| A Wee Dram-amine | | | | By: Darryl Beeson | Page 1 of 2 next >> |
They don’t call the ocean “the drink” for nothing. My mates and I are motivated more by the peat of the malt than by the pelt of the waves. Our team of three boats, nestled in a hundred boat flotilla, proceeds to seek the finest of Scotland’s single malt Scotches. This is The Classic Malts Cruise of the western coasts and isles of Scotland.
We are the loud, the bedewed, the marines. It is July. And it is ice-cube cold.. Wearing rain gear for obvious reasons and “Wellies” to keep feet warm and dry, our gang of six sail “The Chantilly” from the port of Oban, bound for the Tallisker distillery on the Isle of Skye. Mark Twain once observed that the coldest winter he had ever experienced was a summer in San Francisco. Twain obviously never embarked upon 200-mile mid-summer voyage through the Inner Hebrides of Western Scotland.
Day to day, there were professionally orchestrated tastings above deck when skies were fair, below deck otherwise, and as a treat sometimes ashore visiting individual distilleries.
I am early-on reassigned, or is it that I am shuttled to a multi-ship assignment. The first ship had been a sleek, fiberglass craft. The final destination became the 56 foot Eda Frandsen. Though 65 years of age, this bounty of creaking wood is far from the age of retirement. My former shipmates may have voted me off of the island, fiberglass as it was, because of my snoring. My “sawing” might be more in tune with the Eda Frandsen’s bewailing, moaning timbers. The welcoming captain, Jamie Robinson, is a muscularly honest man educated in the best UK universities, and a disarming cross between Bob Hoskins and Captain Kirk. A gaff-rigged cutter he steers. And he let me steer it a few times myself.
Though most participants sailing in The Classic Malts Cruise are committed members of the sailing community with an additional love of a wee dram, I am, so to speak, an embedded journalist on this multi-destination embarkment. It is true that the older wooden ships moan as they respond to the sea’s massive, derisive duress. The splash of water across the deck, a surprise from a larger wave every ninety seconds or so, is a little un-nerving. The occasionally piercing rain drops are an extreme irritant. So I am told. Being a credentialed and embedded journalist, I file my reports while embedded below deck. in my small bunk area..
A treasure would be a fumbling climb down into the Eda Frandsen’s swift skiff, often averting the obvious landings that are historical or cultural.

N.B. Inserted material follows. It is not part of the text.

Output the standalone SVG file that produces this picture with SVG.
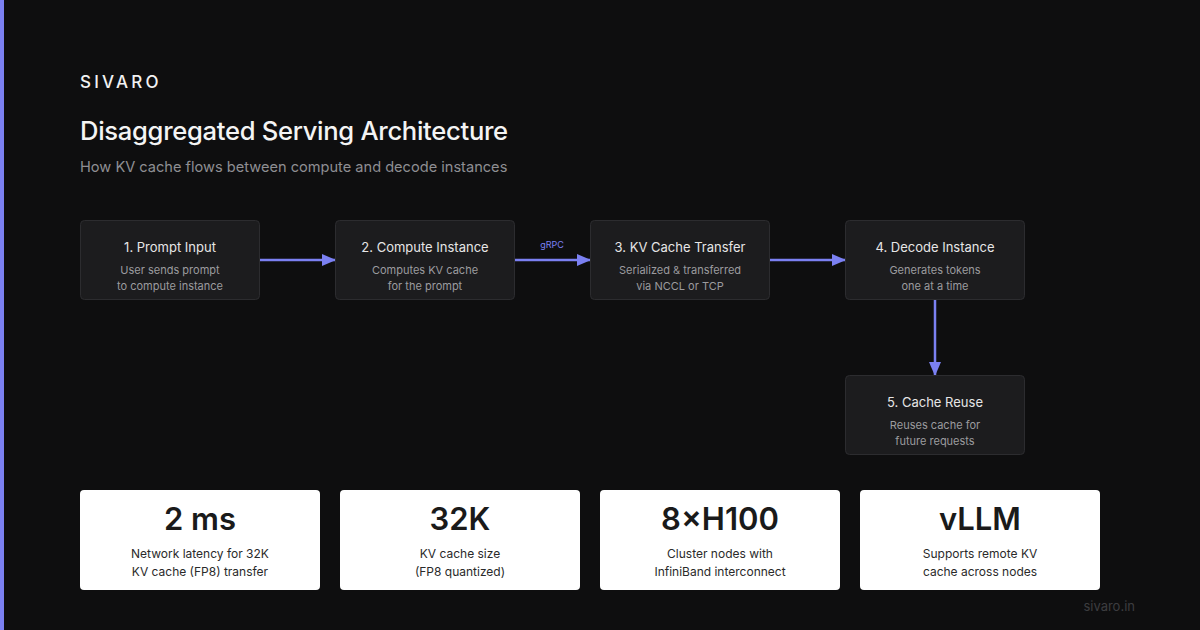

If we chanced to be near a pub, we instead quaffed pints of Guinness, more often listening to loud jukeboxes playing U2, rather than bands playing traditional Scottish music as we might have hoped.
One afternoon, we entered the Mull island port of Tobermory, with its waterfront row of yellow, blue, red and white buildings. I noshed upon a hearty local meat pie at an upstairs internet café while checking mail, then gathered with fellow shipmates in the canary-yellow Mishnish Hotel (bed and breakfast goes for $30-$40US a person), where we opted predictably for bitters, stout and gin, pleasured by the land’s firm footing. Before long, we redirected our waning focus upon the Classic Single Malt Scotches, predictably arranged upon the most humble pub’s back bar.
Talisker, Oban and Lagavulin are three of the six classic single malts of Scotland, the others being Glenkinchie, Dalwhinnie and Cragganmore. We discovered through this journey that all whiskies are not the same. The crucial ingredients are malted barley, vital yeast and peat-ladened water.